§ **DATA EXCERPT**

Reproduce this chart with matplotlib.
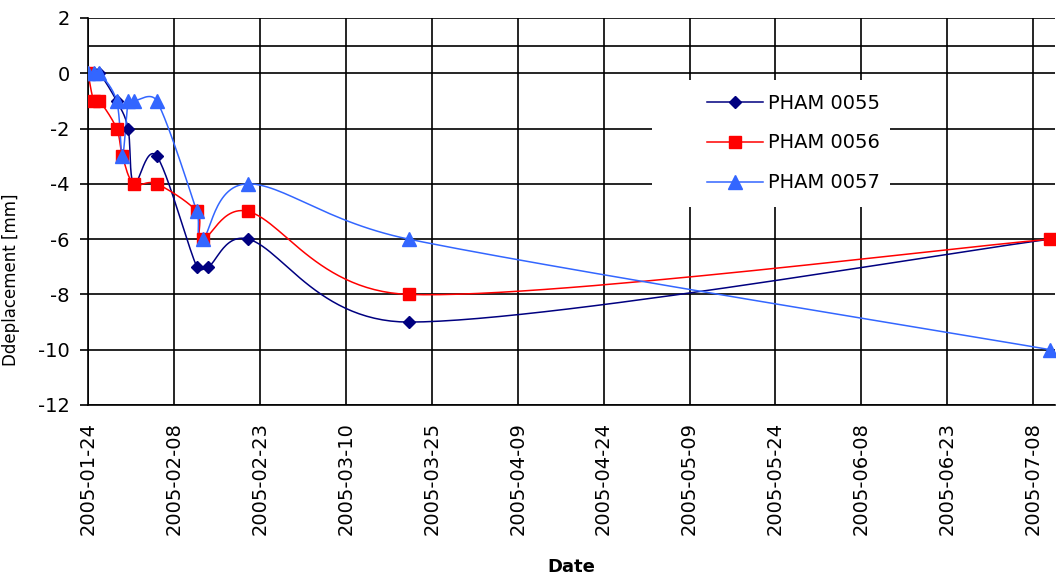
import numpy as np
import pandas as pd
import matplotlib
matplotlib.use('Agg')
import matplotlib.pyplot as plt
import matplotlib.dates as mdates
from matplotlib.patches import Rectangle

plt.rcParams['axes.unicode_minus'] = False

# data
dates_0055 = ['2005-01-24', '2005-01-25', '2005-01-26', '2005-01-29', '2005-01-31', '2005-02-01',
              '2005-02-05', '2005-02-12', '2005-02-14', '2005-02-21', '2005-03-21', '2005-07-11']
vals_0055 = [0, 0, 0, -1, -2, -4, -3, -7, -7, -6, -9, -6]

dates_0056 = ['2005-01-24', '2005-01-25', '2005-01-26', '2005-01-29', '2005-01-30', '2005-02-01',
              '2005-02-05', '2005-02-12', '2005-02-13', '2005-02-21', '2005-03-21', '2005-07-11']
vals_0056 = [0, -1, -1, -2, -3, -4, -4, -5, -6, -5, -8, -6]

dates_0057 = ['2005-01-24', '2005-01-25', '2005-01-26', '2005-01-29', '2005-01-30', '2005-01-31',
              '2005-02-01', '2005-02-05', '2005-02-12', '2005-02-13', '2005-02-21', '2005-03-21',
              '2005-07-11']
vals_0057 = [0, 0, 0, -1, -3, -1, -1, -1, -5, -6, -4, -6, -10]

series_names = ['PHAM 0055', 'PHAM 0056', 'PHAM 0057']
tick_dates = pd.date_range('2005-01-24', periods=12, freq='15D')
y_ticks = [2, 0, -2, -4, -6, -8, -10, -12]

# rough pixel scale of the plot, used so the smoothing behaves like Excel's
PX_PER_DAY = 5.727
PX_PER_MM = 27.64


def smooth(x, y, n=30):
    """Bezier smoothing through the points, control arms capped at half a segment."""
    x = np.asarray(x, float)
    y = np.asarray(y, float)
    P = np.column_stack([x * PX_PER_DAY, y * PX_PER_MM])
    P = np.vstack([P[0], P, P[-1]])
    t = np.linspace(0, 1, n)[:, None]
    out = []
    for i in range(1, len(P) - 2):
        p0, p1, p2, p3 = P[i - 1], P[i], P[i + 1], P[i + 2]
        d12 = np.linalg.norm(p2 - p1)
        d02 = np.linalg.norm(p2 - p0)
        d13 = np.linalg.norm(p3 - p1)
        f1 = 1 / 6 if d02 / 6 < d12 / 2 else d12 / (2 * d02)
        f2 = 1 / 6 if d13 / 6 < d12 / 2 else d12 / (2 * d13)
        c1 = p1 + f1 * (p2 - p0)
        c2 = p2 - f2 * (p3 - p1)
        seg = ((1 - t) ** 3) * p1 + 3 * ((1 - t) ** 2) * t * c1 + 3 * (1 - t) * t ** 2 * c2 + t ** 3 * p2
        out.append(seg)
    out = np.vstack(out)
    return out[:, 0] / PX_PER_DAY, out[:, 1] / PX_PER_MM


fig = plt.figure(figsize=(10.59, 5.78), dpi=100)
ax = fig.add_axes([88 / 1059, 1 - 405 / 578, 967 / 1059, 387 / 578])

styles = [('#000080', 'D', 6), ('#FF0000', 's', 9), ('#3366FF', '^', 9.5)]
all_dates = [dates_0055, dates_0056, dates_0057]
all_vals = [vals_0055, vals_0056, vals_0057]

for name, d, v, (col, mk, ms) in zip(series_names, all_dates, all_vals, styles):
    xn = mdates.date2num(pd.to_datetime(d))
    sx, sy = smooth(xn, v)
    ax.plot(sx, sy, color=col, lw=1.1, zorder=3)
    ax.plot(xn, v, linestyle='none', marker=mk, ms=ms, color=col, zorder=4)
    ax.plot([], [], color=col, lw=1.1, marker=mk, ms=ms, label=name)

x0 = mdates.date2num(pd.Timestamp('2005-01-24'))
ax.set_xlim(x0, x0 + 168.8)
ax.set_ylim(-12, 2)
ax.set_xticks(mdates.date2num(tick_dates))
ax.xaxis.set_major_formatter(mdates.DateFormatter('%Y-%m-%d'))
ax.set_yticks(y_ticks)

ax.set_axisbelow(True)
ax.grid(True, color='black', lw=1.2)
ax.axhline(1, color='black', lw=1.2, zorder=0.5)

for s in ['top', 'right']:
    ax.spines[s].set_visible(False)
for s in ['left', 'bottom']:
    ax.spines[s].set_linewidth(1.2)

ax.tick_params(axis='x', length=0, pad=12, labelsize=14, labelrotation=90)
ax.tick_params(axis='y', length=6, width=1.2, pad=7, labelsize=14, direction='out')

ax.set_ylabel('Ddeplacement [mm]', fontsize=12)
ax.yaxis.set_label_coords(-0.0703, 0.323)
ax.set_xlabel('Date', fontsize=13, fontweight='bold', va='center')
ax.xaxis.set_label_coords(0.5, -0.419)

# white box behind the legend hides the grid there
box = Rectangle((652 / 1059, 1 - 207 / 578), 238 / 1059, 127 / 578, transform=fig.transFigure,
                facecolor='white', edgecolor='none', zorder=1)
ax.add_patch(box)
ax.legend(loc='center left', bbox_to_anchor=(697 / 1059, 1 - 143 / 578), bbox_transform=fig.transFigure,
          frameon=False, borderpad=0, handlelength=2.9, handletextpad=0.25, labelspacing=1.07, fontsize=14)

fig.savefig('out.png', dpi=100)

§ **WHAT IS NEEDED**
Every line above should be returned word for word, with the pictures left behind.

§ **EXPECTED OUTPUT**
Reproduce this chart with matplotlib.
import numpy as np
import pandas as pd
import matplotlib
matplotlib.use('Agg')
import matplotlib.pyplot as plt
import matplotlib.dates as mdates
from matplotlib.patches import Rectangle

plt.rcParams['axes.unicode_minus'] = False

# data
dates_0055 = ['2005-01-24', '2005-01-25', '2005-01-26', '2005-01-29', '2005-01-31', '2005-02-01',
              '2005-02-05', '2005-02-12', '2005-02-14', '2005-02-21', '2005-03-21', '2005-07-11']
vals_0055 = [0, 0, 0, -1, -2, -4, -3, -7, -7, -6, -9, -6]

dates_0056 = ['2005-01-24', '2005-01-25', '2005-01-26', '2005-01-29', '2005-01-30', '2005-02-01',
              '2005-02-05', '2005-02-12', '2005-02-13', '2005-02-21', '2005-03-21', '2005-07-11']
vals_0056 = [0, -1, -1, -2, -3, -4, -4, -5, -6, -5, -8, -6]

dates_0057 = ['2005-01-24', '2005-01-25', '2005-01-26', '2005-01-29', '2005-01-30', '2005-01-31',
              '2005-02-01', '2005-02-05', '2005-02-12', '2005-02-13', '2005-02-21', '2005-03-21',
              '2005-07-11']
vals_0057 = [0, 0, 0, -1, -3, -1, -1, -1, -5, -6, -4, -6, -10]

series_names = ['PHAM 0055', 'PHAM 0056', 'PHAM 0057']
tick_dates = pd.date_range('2005-01-24', periods=12, freq='15D')
y_ticks = [2, 0, -2, -4, -6, -8, -10, -12]

# rough pixel scale of the plot, used so the smoothing behaves like Excel's
PX_PER_DAY = 5.727
PX_PER_MM = 27.64


def smooth(x, y, n=30):
    """Bezier smoothing through the points, control arms capped at half a segment."""
    x = np.asarray(x, float)
    y = np.asarray(y, float)
    P = np.column_stack([x * PX_PER_DAY, y * PX_PER_MM])
    P = np.vstack([P[0], P, P[-1]])
    t = np.linspace(0, 1, n)[:, None]
    out = []
    for i in range(1, len(P) - 2):
        p0, p1, p2, p3 = P[i - 1], P[i], P[i + 1], P[i + 2]
        d12 = np.linalg.norm(p2 - p1)
        d02 = np.linalg.norm(p2 - p0)
        d13 = np.linalg.norm(p3 - p1)
        f1 = 1 / 6 if d02 / 6 < d12 / 2 else d12 / (2 * d02)
        f2 = 1 / 6 if d13 / 6 < d12 / 2 else d12 / (2 * d13)
        c1 = p1 + f1 * (p2 - p0)
        c2 = p2 - f2 * (p3 - p1)
        seg = ((1 - t) ** 3) * p1 + 3 * ((1 - t) ** 2) * t * c1 + 3 * (1 - t) * t ** 2 * c2 + t ** 3 * p2
        out.append(seg)
    out = np.vstack(out)
    return out[:, 0] / PX_PER_DAY, out[:, 1] / PX_PER_MM


fig = plt.figure(figsize=(10.59, 5.78), dpi=100)
ax = fig.add_axes([88 / 1059, 1 - 405 / 578, 967 / 1059, 387 / 578])

styles = [('#000080', 'D', 6), ('#FF0000', 's', 9), ('#3366FF', '^', 9.5)]
all_dates = [dates_0055, dates_0056, dates_0057]
all_vals = [vals_0055, vals_0056, vals_0057]

for name, d, v, (col, mk, ms) in zip(series_names, all_dates, all_vals, styles):
    xn = mdates.date2num(pd.to_datetime(d))
    sx, sy = smooth(xn, v)
    ax.plot(sx, sy, color=col, lw=1.1, zorder=3)
    ax.plot(xn, v, linestyle='none', marker=mk, ms=ms, color=col, zorder=4)
    ax.plot([], [], color=col, lw=1.1, marker=mk, ms=ms, label=name)

x0 = mdates.date2num(pd.Timestamp('2005-01-24'))
ax.set_xlim(x0, x0 + 168.8)
ax.set_ylim(-12, 2)
ax.set_xticks(mdates.date2num(tick_dates))
ax.xaxis.set_major_formatter(mdates.DateFormatter('%Y-%m-%d'))
ax.set_yticks(y_ticks)

ax.set_axisbelow(True)
ax.grid(True, color='black', lw=1.2)
ax.axhline(1, color='black', lw=1.2, zorder=0.5)

for s in ['top', 'right']:
    ax.spines[s].set_visible(False)
for s in ['left', 'bottom']:
    ax.spines[s].set_linewidth(1.2)

ax.tick_params(axis='x', length=0, pad=12, labelsize=14, labelrotation=90)
ax.tick_params(axis='y', length=6, width=1.2, pad=7, labelsize=14, direction='out')

ax.set_ylabel('Ddeplacement [mm]', fontsize=12)
ax.yaxis.set_label_coords(-0.0703, 0.323)
ax.set_xlabel('Date', fontsize=13, fontweight='bold', va='center')
ax.xaxis.set_label_coords(0.5, -0.419)

# white box behind the legend hides the grid there
box = Rectangle((652 / 1059, 1 - 207 / 578), 238 / 1059, 127 / 578, transform=fig.transFigure,
                facecolor='white', edgecolor='none', zorder=1)
ax.add_patch(box)
ax.legend(loc='center left', bbox_to_anchor=(697 / 1059, 1 - 143 / 578), bbox_transform=fig.transFigure,
          frameon=False, borderpad=0, handlelength=2.9, handletextpad=0.25, labelspacing=1.07, fontsize=14)

fig.savefig('out.png', dpi=100)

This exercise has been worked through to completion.